Having visited Finnish Lapland in the winter where temperatures dropped to minus 15 degrees, trees in the forest stood like icy pinnacles and there were all kinds of northern lights’ activities to choose from as soon as the skies darkened, I was intrigued to see what was on offer during summer months, where the sun can shine all night long!
As I arrived in Ivalo, some 700 miles north of Helsinki, it was fascinating to see the same forests without its winter coat and blue lakes sparkling through birch and pine trees under a hot summer sun. The evening time is especially magical as in Lapland, the sun does not set for 2 months, so this endless forest landscape and fells are bathed under a pinkish golden hue all night. It’s great that you can pack so much more into the day – I enjoyed forest hikes, fat bike riding, kayaking and even gold panning.
I visited Lemmenjoki National Park and spent time as a guest of the Paltto Saami family. Mama Kaija is also a well-known Sami artist. Inspired by Sami mythology, her family’s history of reindeer herding and the views of River Lemmenjoki, outside her kitchen window she creates the most beautiful felt wall hangings and art work. It was a pleasure to hang out in her studio over a cup of coffee and the most delicious coconut cake. We met some of their reindeers, took a boat trip along the river to Ravadas falls and listened to her son sing a traditional Sami joik, a word, which so aptly describes this vocal styling.
Do not overlook a Finnish sauna experience – believe me, you never get tired of them and it’s a totally different experience from the typical gym sauna here in the UK. In Finland saunas are an integral part of Finnish culture and there are over 3.3 million saunas for a country with a population of 5.5 million so more than enough to go around. I experienced a wood burning, an electrically heated and a smoke sauna; I gently flailed myself with birch twigs, juniper branches and donned the most ridiculous head-wear. I cooled off by wading into a river, jumped into a lake at midnight, and gingerly climbed into an ice-cold lake, which earned myself some admiration from our Finnish host. My gym sauna just doesn’t cut it anymore!
I travelled down from Ivalo to Ruka-Kuusamo on the Russian border – an area more synonymous with skiing as I learnt there were more direct charter flights coming in from Birmingham, Manchester and Gatwick for 2019 skiing season. Impressive, but we were here to check out the summer offering and I was not disappointed! The most adrenaline-packed activity I have ever experienced and hailed as the best thing you can do with rubber boots on was a white-water rafting excursion. After the usual and necessary safety briefing and I donned an attractive set of waterproof trousers (they did not do their job!), jacket and said rubber boots and we were off!
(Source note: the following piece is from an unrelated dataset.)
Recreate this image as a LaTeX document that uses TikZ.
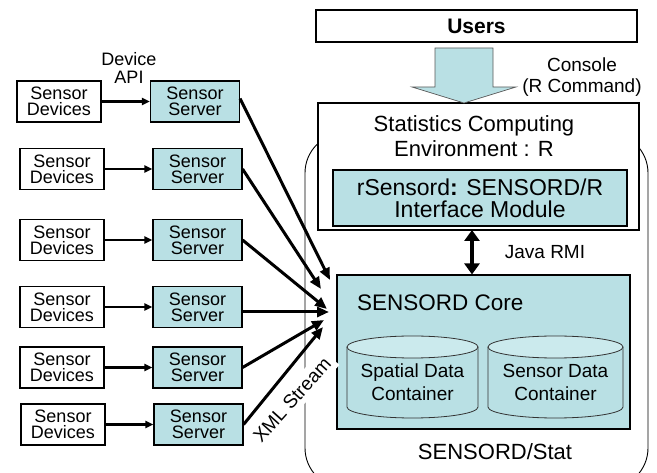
\documentclass[tikz,border=0pt]{standalone}
\usepackage{fontspec}
\setmainfont{Liberation Sans}
\usetikzlibrary{arrows.meta}
\definecolor{cy}{RGB}{185,224,228}
\definecolor{cytop}{RGB}{203,234,237}
\begin{document}
\begin{tikzpicture}[x=1pt,y=-1pt,
  box/.style={draw, line width=1.1pt, inner sep=0pt, align=center, font=\fontsize{18}{16}\selectfont},
  dev/.style={box, minimum width=84pt, minimum height=41pt},
  srv/.style={box, fill=cy, minimum width=89pt, minimum height=41pt},
  feed/.style={line width=2.5pt, -{Triangle[length=8pt,width=7pt]}},
  conv/.style={line width=3pt, -{Triangle[length=12pt,width=10pt]}},
  lbl/.style={inner sep=0pt, align=center},
  cyl/.style={fill=cy, draw=black!80, line width=0.8pt}]
\clip (0,0) rectangle (657,473);
% container SENSORD/Stat
\node[draw, line width=0.9pt, rounded corners=40pt, minimum width=343pt, minimum height=355pt, inner sep=0pt] (stat) at (476.5,310.5) {};
% Users
\node[draw, line width=1.1pt, minimum width=321pt, minimum height=32pt, inner sep=0pt, font=\bfseries\fontsize{21}{21}\selectfont] (users) at (476.5,26) {Users};
% environment box
\node[draw, fill=white, line width=1.1pt, minimum width=321pt, minimum height=127pt, inner sep=0pt] (env) at (478.5,166.5) {};
\node[lbl, font=\fontsize{22}{25}\selectfont] (envtxt) at (474,136.5) {Statistics Computing\\Environment : R};
\node[draw, fill=cy, line width=1.1pt, minimum width=294pt, minimum height=56pt, inner sep=0pt, align=center, font=\fontsize{23}{22}\selectfont] (rif) at (480,198) {rSensord\textbf{:} SENSORD/R\\Interface Module};
% big arrow
\draw[fill=cy, draw=black!65, line width=0.7pt] (435,48) -- (493,48) -- (493,87) -- (516,87) -- (464,103) -- (412,87) -- (435,87) -- cycle;
\node[lbl, font=\fontsize{19}{21}\selectfont] (console) at (582,77.5) {Console\\(R Command)};
% core
\node[draw, fill=cy, line width=1.1pt, minimum width=293pt, minimum height=154pt, inner sep=0pt] (core) at (483.5,352) {};
\node[lbl, anchor=base west, font=\fontsize{22.5}{25}\selectfont] (coretxt) at (357,311) {SENSORD Core};
% cylinders
\path[cyl] (347,347) -- (347,407) arc[start angle=180, end angle=0, x radius=65.5, y radius=11] -- (478,347);
\path[cyl, fill=cytop] (412.5,347) ellipse[x radius=65.5, y radius=11];
\node[lbl, font=\fontsize{19}{23}\selectfont] (spatial) at (412.5,382) {Spatial Data\\Container};
\path[cyl] (488,347) -- (488,407) arc[start angle=180, end angle=0, x radius=67.5, y radius=11] -- (623,347);
\path[cyl, fill=cytop] (555.5,347) ellipse[x radius=67.5, y radius=11];
\node[lbl, font=\fontsize{19}{23}\selectfont] (sensor) at (555.5,382) {Sensor Data\\Container};
\node[lbl, font=\fontsize{22}{22}\selectfont] (stattxt) at (495,451.5) {SENSORD/Stat};
% Java RMI
\coordinate (rmi) at (472,230);
\draw[line width=4pt, {Triangle[length=11pt,width=15pt]}-{Triangle[length=11pt,width=15pt]}] (rmi) -- (rmi |- core.north);
\node[lbl, font=\fontsize{19}{19}\selectfont] (rmitxt) at (545,252) {Java RMI};
% sensor devices and servers
\node[dev] (d1) at (59,101.5) {Sensor\\Devices};
\node[srv] (s1) at (195,101.5) {Sensor\\Server};
\node[dev] (d2) at (62,169) {Sensor\\Devices};
\node[srv] (s2) at (197.5,169) {Sensor\\Server};
\node[dev] (d3) at (62,240) {Sensor\\Devices};
\node[srv] (s3) at (197.5,240) {Sensor\\Server};
\node[dev] (d4) at (62,307) {Sensor\\Devices};
\node[srv] (s4) at (197.5,307) {Sensor\\Server};
\node[dev] (d5) at (62,367.5) {Sensor\\Devices};
\node[srv] (s5) at (197.5,367.5) {Sensor\\Server};
\node[dev] (d6) at (63,424.5) {Sensor\\Devices};
\node[srv] (s6) at (198.5,424.5) {Sensor\\Server};
\node[lbl, font=\fontsize{18}{18}\selectfont] (api) at (129,68) {Device\\API};
\foreach \i in {1,...,6} {\draw[feed] (d\i) -- (s\i);}
% XML Stream label
\node[fill=white, inner sep=5pt, rotate=48, font=\fontsize{19}{19}\selectfont] (xml) at (292,400) {XML Stream};
% converging arrows
\coordinate (t1) at (330,280);
\coordinate (t2) at (321,289);
\coordinate (t3) at (327,309);
\coordinate (t4) at (329,312);
\coordinate (t5) at (324,320);
\coordinate (t6) at (323,327);
\draw[conv] ([yshift=3pt]s1.east) -- (t1);
\draw[conv] (s2.east) -- (t2);
\draw[conv] (s3.east) -- (t3);
\draw[conv] (s4.east |- t4) -- (t4);
\draw[conv] (s5.east) -- (t5);
\draw[conv] (s6.east) -- (t6);
\end{tikzpicture}
\end{document}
I got to experience some of the most challenging rapids in the Kitkajoki river canyon – a level 3 and a level 4, which went on for around 900 metres. I am sure we could barely hear the instructions shouted to us by Sergey over our screams and the noise of the rapids as we hit the first rapid. At the finish, we saw the magnificent Jyrävä waterfall from the shore. My legs were still shaking some 40 minutes later when we tucked into the most delicious hot and creamy salmon soup next to the river - what an experience!
If this wasn’t enough after a delicious supper at an enchanting guesthouse Isokenkäisten Klubi – I headed out for a bear watching excursion. As we silently made our way to the hide, our specialist bear guide pointed out that we could already see a bear within 200 metres of our path – we moved very quickly into the hide. The hide was comfortable with lots of seats, beds for the overnight tours and a dry toilet – which was good as we spent four hours here watching 9 or so bears come in turn to feast on the food carefully placed around the area. First up was a mother and her three cubs, who approached very nervously and upon hearing a sound one of the cubs scooted quickly up a tree. They swiftly moved off and several large males took turns in feeding on the fish left out for them. Rather “beared out” we headed back to the guesthouse for another midnight sauna and lake session.
So if you think Lapland is just for Father Christmas, husky and reindeer rides, think again – enjoy endless days, forest hikes, bear watching, wild swimming, gold panning and river rafting!